Reaping rewards of meeting EU standards

ELECTRO STANDARDS has seen a considerable payoff from CE certification on one of its instruments. The Sepe family, from left: Mike  Sepe, Ray  Sepe Sr., Brenda Sepe, Ray  Sepe and Ken Sepe. /
ELECTRO STANDARDS has seen a considerable payoff from CE certification on one of its instruments. The Sepe family, from left: Mike Sepe, Ray Sepe Sr., Brenda Sepe, Ray Sepe and Ken Sepe. /

If you are traveling to Europe and hoping to play one of the continent’s favorite sports, don’t take a baseball and bat. Similarly, if you are selling certain products in Europe, forget about your Underwriters Laboratory certification.
To export to the 27 member states of the European Union, what’s required is CE certification – Conformité Européenne, French for European conformity, documentation that a product has met essential health and safety requirements set by the EU.
Electro Standards Laboratories, a 30-year-old Cranston manufacturer of hardware for telecommunications networks, went through a process about three years ago to acquire CE certification for a precision measuring instrument in its stable of products.

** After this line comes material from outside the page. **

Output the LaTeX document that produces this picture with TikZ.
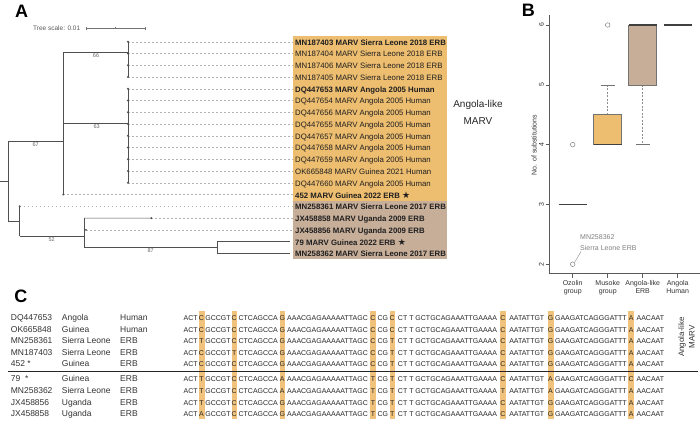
\documentclass[tikz,border=0pt]{standalone}
\usepackage{fontspec}
\setmainfont{Liberation Sans}
\newfontfamily\symfont{DejaVu Sans}
\definecolor{orA}{HTML}{EDBD70}
\definecolor{tanA}{HTML}{C7AE99}
\definecolor{hl}{HTML}{F0C27B}
\definecolor{treeC}{HTML}{505050}
\definecolor{axC}{HTML}{5A5A5A}
\begin{document}
\begin{tikzpicture}[x=1pt,y=-1pt,
  panel/.style={inner sep=0pt, font=\fontsize{18}{20}\selectfont\bfseries},
  seq/.style={inner sep=0pt, text height=1.6ex, text depth=0.3ex, font=\fontsize{7}{8}\selectfont, text=black!85},
  idt/.style={anchor=west, inner sep=0pt, text height=1.6ex, text depth=0.3ex, font=\fontsize{8.5}{10}\selectfont, text=black!80},
  tl/.style={anchor=west, inner sep=0pt, text height=1.6ex, text depth=0.3ex, font=\fontsize{7.8}{9}\selectfont, text=black!88},
  br/.style={draw=treeC, line width=0.6pt},
  lead/.style={draw=black!30, line width=0.4pt, dash pattern=on 1.5pt off 2.5pt},
  bs/.style={inner sep=0pt, font=\fontsize{5.5}{6}\selectfont, text=black!60},
  tk/.style={inner sep=0pt, font=\fontsize{7}{8}\selectfont, text=black!80},
  ax/.style={draw=axC, line width=0.5pt},
  med/.style={draw=black!75, line width=1.5pt},
  wh/.style={draw=black!45, line width=0.5pt, dash pattern=on 2pt off 1.5pt},
  capline/.style={draw=black!55, line width=0.5pt},
  outl/.style={draw=black!50, line width=0.5pt},
  bx/.style={draw=black!55, line width=0.5pt}]
\useasboundingbox (0,0) rectangle (700,423);

% ---------------- Panel A ----------------
\node[panel] (pA) at (21.7,11.7) {A};
\node[inner sep=0pt, anchor=west, font=\fontsize{6.5}{7}\selectfont, text=black!65] (tsc) at (33,28) {Tree scale: 0.01};
\coordinate (sb1) at (86,28); \coordinate (sb2) at (145.7,28); \coordinate (sbm) at (115.7,28);
\draw[draw=black!55, line width=0.5pt] (sb1) -- (sb2);
\draw[draw=black!55, line width=0.5pt] ([yshift=-1.5pt]sb1) -- ([yshift=1.5pt]sb1);
\draw[draw=black!55, line width=0.5pt] ([yshift=-1.5pt]sb2) -- ([yshift=1.5pt]sb2);
\draw[draw=black!55, line width=0.5pt] ([yshift=-1pt]sbm) -- ([yshift=1pt]sbm);

% label backgrounds
\fill[orA] (293,35.8) rectangle (447,200.5);
\fill[tanA] (293,200.5) rectangle (447,259.3);

% leaders and tips
\foreach \i/\x in {0/128,1/128,2/128,3/128,4/128,5/128,6/128,7/128,8/128,9/128,10/128,11/128,12/128,13/63.3,14/19.7,15/151.3,16/86}{
  \pgfmathsetmacro\ry{41.7+11.76*\i}
  \coordinate (tip\i) at (\x,\ry);
  \coordinate (box\i) at (293,\ry);
  \draw[lead] (tip\i) -- (box\i);
  \fill[treeC] (tip\i) circle (1.1pt);
}
\coordinate (tip17) at (290,241.62);
\coordinate (tip18) at (290,253.38);

% tree branches
\coordinate (a1) at (63.3,52.3); \coordinate (a2) at (128,52.3);
\coordinate (b1) at (63.3,123.3); \coordinate (b2) at (128,123.3);
\coordinate (c1) at (63.3,141); \coordinate (c0) at (8.3,141);
\coordinate (rt) at (0,181); \coordinate (rt2) at (8.3,181);
\coordinate (d0) at (8.3,221); \coordinate (d1) at (19.7,221);
\coordinate (e1) at (19.7,236); \coordinate (e2) at (84.3,236);
\coordinate (f1) at (84.3,218.1); \coordinate (f2) at (84.3,247.3);
\coordinate (f3) at (84.3,229.86);
\coordinate (g1) at (217.3,247.3); \coordinate (g2) at (217.3,241.62); \coordinate (g3) at (217.3,253.38);
\draw[br] (tip0) -- (tip3);
\draw[br] (tip4) -- (tip12);
\draw[br] (a1) -- (a2);
\draw[br] (b1) -- (b2);
\draw[br] (a1) -- (tip13);
\draw[br] (c0) -- (c1);
\draw[br] (c0) -- (d0);
\draw[br] (rt) -- (rt2);
\draw[br] (d0) -- (d1);
\draw[br] (tip14) -- (e1);
\draw[br] (e1) -- (e2);
\draw[br] (f1) -- (f2);
\draw[br] (f1) -- (tip15);
\draw[br] (f3) -- (tip16);
\draw[br] (f2) -- (g1);
\draw[br] (g2) -- (g3);
\draw[br] (g2) -- (tip17);
\draw[br] (g3) -- (tip18);

\node[bs] (bs66) at (96,55.5) {66};
\node[bs] (bs63) at (96.7,126.7) {63};
\node[bs] (bs67) at (35.7,145) {67};
\node[bs] (bs52) at (51.7,239.5) {52};
\node[bs] (bs87) at (150.7,250.8) {87};

% tip labels
\foreach \i/\t/\b in {
 0/{MN187403 MARV Sierra Leone 2018 ERB}/1,
 1/{MN187404 MARV Sierra Leone 2018 ERB}/0,
 2/{MN187406 MARV Sierra Leone 2018 ERB}/0,
 3/{MN187405 MARV Sierra Leone 2018 ERB}/0,
 4/{DQ447653 MARV Angola 2005 Human}/1,
 5/{DQ447654 MARV Angola 2005 Human}/0,
 6/{DQ447656 MARV Angola 2005 Human}/0,
 7/{DQ447655 MARV Angola 2005 Human}/0,
 8/{DQ447657 MARV Angola 2005 Human}/0,
 9/{DQ447658 MARV Angola 2005 Human}/0,
 10/{DQ447659 MARV Angola 2005 Human}/0,
 11/{OK665848 MARV Guinea 2021 Human}/0,
 12/{DQ447660 MARV Angola 2005 Human}/0,
 13/{452 MARV Guinea 2022 ERB {\symfont\fontsize{9}{9}\selectfont ★}}/1,
 14/{MN258361 MARV Sierra Leone 2017 ERB}/1,
 15/{JX458858 MARV Uganda 2009 ERB}/1,
 16/{JX458856 MARV Uganda 2009 ERB}/1,
 17/{79 MARV Guinea 2022 ERB {\symfont\fontsize{9}{9}\selectfont ★}}/1,
 18/{MN258362 MARV Sierra Leone 2017 ERB}/1}{
  \pgfmathsetmacro\ry{41.7+11.76*\i}
  \node[tl] (lab\i) at (295,\ry) {\ifnum\b=1\bfseries\fi\t};
}
\node[inner sep=0pt, align=center, font=\fontsize{10}{17}\selectfont, text=black!85] (alA) at (478,112) {Angola-like\\MARV};

% ---------------- Panel B ----------------
\node[panel] (pB) at (528.3,10) {B};
\coordinate (axT) at (549.6,15.4); \coordinate (axO) at (549.6,273.5); \coordinate (axR) at (700,273.5);
\draw[ax] (axT) -- (axO) -- (axR);
\foreach \v/\yy in {6/25,5/84.8,4/144.6,3/204.4,2/264.2}{
  \coordinate (yt\v) at (549.6,\yy);
  \draw[ax] (yt\v) -- ++(-4,0);
  \node[tk, rotate=90] (ytl\v) at (541.5,\yy) {\v};
}
\node[tk, rotate=90] (ylab) at (534,145) {No. of substitutions};
\foreach \k/\xx/\lab in {1/572.7/{Ozolin\\group},2/607.7/{Musoke\\group},3/642.7/{Angola-like\\ERB},4/677.7/{Angola\\Human}}{
  \coordinate (xt\k) at (\xx,273.5);
  \draw[ax] (xt\k) -- ++(0,4);
  \node[tk, align=center, font=\fontsize{7}{7.8}\selectfont, anchor=north] (xtl\k) at (\xx,280) {\lab};
}
% Ozolin
\draw[med] (558.7,204.4) -- (586.7,204.4);
\node[outl, circle, inner sep=0pt, minimum size=4.6pt] (o1) at (572.7,144.6) {};
\node[outl, circle, inner sep=0pt, minimum size=4.6pt] (o2) at (572.7,264.2) {};
\node[inner sep=0pt, anchor=west, align=left, font=\fontsize{7}{11.6}\selectfont, text=black!50] (ann) at (580,242.5) {MN258362\\Sierra Leone ERB};
\draw[draw=black!45, line width=0.4pt] (o2.north east) -- (581,251.5);
% Musoke
\draw[wh] (607.7,114.7) -- (607.7,84.8);
\draw[capline] (600.7,84.8) -- (614.7,84.8);
\filldraw[bx, fill=orA] (593.7,114.7) rectangle (621.7,144.6);
\draw[med] (593.7,144.6) -- (621.7,144.6);
\node[outl, circle, inner sep=0pt, minimum size=4.6pt] (o3) at (607.7,25) {};
% Angola-like ERB
\draw[wh] (642.7,84.8) -- (642.7,144.6);
\draw[capline] (635.7,144.6) -- (649.7,144.6);
\filldraw[bx, fill=tanA] (628.7,25) rectangle (656.7,84.8);
\draw[med] (628.7,25) -- (656.7,25);
% Angola Human
\draw[med] (663.7,25) -- (691.7,25);

% ---------------- Panel C ----------------
\node[panel] (pC) at (20.8,296.7) {C};
\foreach \xa/\xb in {198.5/204.5,231.5/237,279.5/285,370/376,389.5/395,500/506,547.5/553.5,628.3/634}{
  \fill[hl] (\xa,311) rectangle (\xb,419.3);
}
\coordinate (sepL) at (8,370.8); \coordinate (sepR) at (698,370.8);
\draw[draw=black!85, line width=0.6pt] (sepL) -- (sepR);
\foreach \yy/\id/\co/\ho/\la/\lb/\lc/\ld/\le/\lf/\lg/\lh [count=\k] in {
 317/DQ447653/Angola/Human/C/C/G/C/C/C/G/A,
 328.6/OK665848/Guinea/Human/C/C/G/C/C/C/G/A,
 340.2/MN258361/Sierra Leone/ERB/T/C/G/C/T/C/G/A,
 351.8/MN187403/Sierra Leone/ERB/C/T/G/C/T/C/G/A,
 363.4/{452 *}/Guinea/ERB/C/C/G/C/T/C/G/A,
 378.4/{79 \ *}/Guinea/ERB/T/C/A/T/T/C/A/C,
 390/MN258362/Sierra Leone/ERB/T/C/A/T/T/T/A/A,
 401.6/JX458856/Uganda/ERB/T/C/G/T/T/C/G/A,
 413.2/JX458858/Uganda/ERB/A/C/G/T/T/C/G/A}{
  \node[idt] (id\k) at (10.7,\yy) {\id};
  \node[idt] (co\k) at (61.7,\yy) {\co};
  \node[idt] (ho\k) at (120,\yy) {\ho};
  \node[seq] (s0-\k) at (190.6,\yy) {ACT};
  \node[seq] (v1-\k) at (201.5,\yy) {\la};
  \node[seq] (s1-\k) at (218,\yy) {GCCGT};
  \node[seq] (v2-\k) at (234.25,\yy) {\lb};
  \node[seq] (s2-\k) at (258.25,\yy) {CTCAGCCA};
  \node[seq] (v3-\k) at (282.25,\yy) {\lc};
  \node[seq] (s3-\k) at (327.5,\yy) {AAACGAGAAAAATTAGC};
  \node[seq] (v4-\k) at (373,\yy) {\ld};
  \node[seq] (s4-\k) at (382.75,\yy) {CG};
  \node[seq] (v5-\k) at (392.25,\yy) {\le};
  \node[seq] (s5-\k) at (447.5,\yy) {CT T GCTGCAGAAATTGAAAA};
  \node[seq] (v6-\k) at (503,\yy) {\lf};
  \node[seq] (s6-\k) at (526.75,\yy) {AATATTGT};
  \node[seq] (v7-\k) at (550.5,\yy) {\lg};
  \node[seq] (s7-\k) at (590.9,\yy) {GAAGATCAGGGATTT};
  \node[seq] (v8-\k) at (631.15,\yy) {\lh};
  \node[seq] (s8-\k) at (650.35,\yy) {AACAAT};
}
\node[inner sep=0pt, rotate=90, align=center, font=\fontsize{8}{10.5}\selectfont, text=black!80] (alC) at (686.5,337) {Angola-like\\MARV};
\end{tikzpicture}
\end{document}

The instrument can be used with sensors measuring stresses on an airplane wing during manufacture and testing, among other applications, said company President Raymond Sepe.
Getting CE certification was worthwhile, Sepe said, because it led to sales of the instrument directly to European companies and, equally important, to American-based companies using that instrument in Europe.
“It would stunt U.S. sales if U.S. manufacturers could not use [the instrument] in Europe,” Sepe noted.
The company found a testing lab in Massachusetts that does CE certification and training, and it not only had the specific instrument certified, but also got qualified to self-certify products it might create in the future, provided that CE standards are followed.
The payoff has been substantial: A 10- to 11-fold increase in overall sales from 2005 to 2006, Sepe said – partly, but not entirely, due to the CE approval – and in the first two months of 2007, sales are 78 percent higher than in 2006.
“As we put more products into the international market, we are closer to becoming a household name,” Sepe said.
The cost of the training was covered in part by a grant from the R.I. Economic Development Corporation, which provides export management training grants of up to $5,000 to Rhode Island companies.
Kathy Tufts, associate international trade director for the EDC, said the grants were initiated in 1997, and several companies have used them to pay for CE certification training, including Heartlab in Westerly, which qualified to sell a cardiac imaging product in Europe; and Yushin America Inc. in Cranston, which makes robots for the injection-molded plastics industry.
Training and compliance for CE certification is a very complicated process, Tufts said, and companies usually need to hire specialists – such as testing and certification services or engineering consulting groups – to help them decipher the CE directives.
The EDC tracks the progress of companies after they have used an export management training grant, and in responses a year after certification, companies report a “phenomenal” increase in business to Europe, Tufts said. (Often, companies are seeking certification because they already have potential sales leads from European companies.)
Tufts could not provide statewide figures for increases in European sales as a result of new CE certifications. But exports from Rhode Island to Europe (including Turkey, not an EU member), rose from $344 million in 1997 to $447 million in 2006, a 30-percent increase, according to figures from the U.S. Census Bureau’s Foreign Trade Division. (For comparison, total exports from Rhode Island rose 50 percent during that period.)
For Electro Standards, CE certification was only the first step in an ongoing process of restructuring. By using its knowledge in communications, data acquisition and fiber optics, combined with recent marketing through the Internet, Electro Standards is re-forming itself as a quick-response company that can make customized products, outsource subassembly overseas, finish the assembly in the U.S., and push the product into the supply chain.
CE certification and access to the European market “opened the door” to helping Electro Standards become more well-known, versatile, and flexible, Sepe said.
“It was the first domino,” he said, “and we are about 12 dominoes in now.”